Scan the records below. List lines holding "chart".

▶ _Supplied data_
----------

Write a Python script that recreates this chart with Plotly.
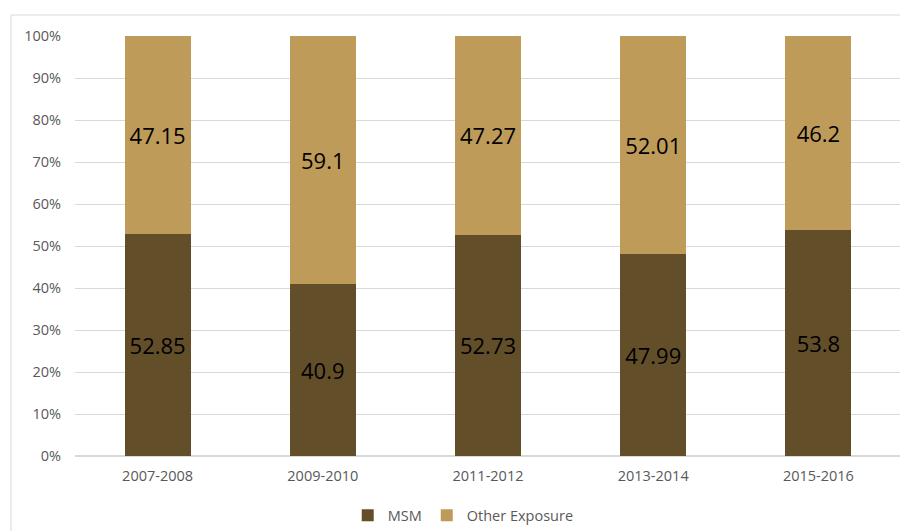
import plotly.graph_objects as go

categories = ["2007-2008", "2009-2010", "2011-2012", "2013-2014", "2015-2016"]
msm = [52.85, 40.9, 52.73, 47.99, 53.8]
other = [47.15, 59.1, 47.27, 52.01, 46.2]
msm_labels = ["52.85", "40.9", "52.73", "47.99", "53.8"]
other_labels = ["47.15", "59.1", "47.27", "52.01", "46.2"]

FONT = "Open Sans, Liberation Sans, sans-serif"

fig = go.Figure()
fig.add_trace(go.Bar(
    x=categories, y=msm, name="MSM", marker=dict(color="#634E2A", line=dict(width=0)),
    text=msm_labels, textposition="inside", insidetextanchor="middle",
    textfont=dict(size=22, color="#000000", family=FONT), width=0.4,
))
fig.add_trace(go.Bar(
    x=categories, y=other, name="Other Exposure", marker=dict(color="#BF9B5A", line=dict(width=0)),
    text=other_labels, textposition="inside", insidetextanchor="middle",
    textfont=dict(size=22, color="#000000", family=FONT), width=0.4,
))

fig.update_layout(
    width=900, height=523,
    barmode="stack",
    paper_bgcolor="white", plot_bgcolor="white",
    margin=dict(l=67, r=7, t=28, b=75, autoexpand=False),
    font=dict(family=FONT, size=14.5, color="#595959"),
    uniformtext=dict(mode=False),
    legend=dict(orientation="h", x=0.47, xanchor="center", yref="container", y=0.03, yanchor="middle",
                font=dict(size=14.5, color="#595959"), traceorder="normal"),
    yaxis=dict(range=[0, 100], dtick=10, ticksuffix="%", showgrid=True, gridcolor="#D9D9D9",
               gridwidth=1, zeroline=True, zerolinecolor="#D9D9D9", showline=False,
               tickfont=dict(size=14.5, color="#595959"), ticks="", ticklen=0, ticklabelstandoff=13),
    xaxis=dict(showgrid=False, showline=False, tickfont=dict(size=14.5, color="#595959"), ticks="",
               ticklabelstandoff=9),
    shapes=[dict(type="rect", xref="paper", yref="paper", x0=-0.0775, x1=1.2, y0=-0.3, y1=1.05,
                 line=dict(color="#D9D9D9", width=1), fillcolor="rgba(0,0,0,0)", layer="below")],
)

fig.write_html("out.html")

----------

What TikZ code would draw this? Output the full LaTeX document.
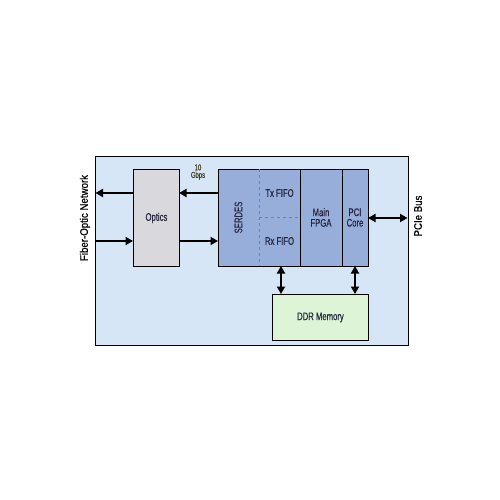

----------

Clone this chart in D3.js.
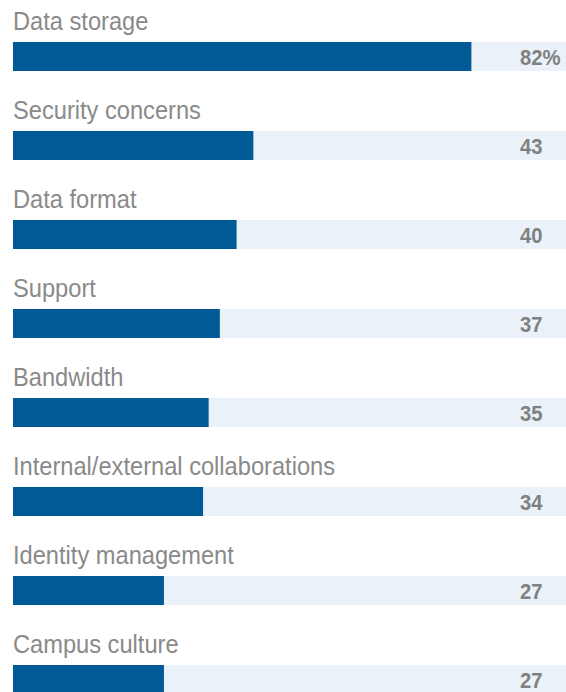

----------

▶ _Reply to the exercise_
Write a Python script that recreates this chart with Plotly.
Clone this chart in D3.js.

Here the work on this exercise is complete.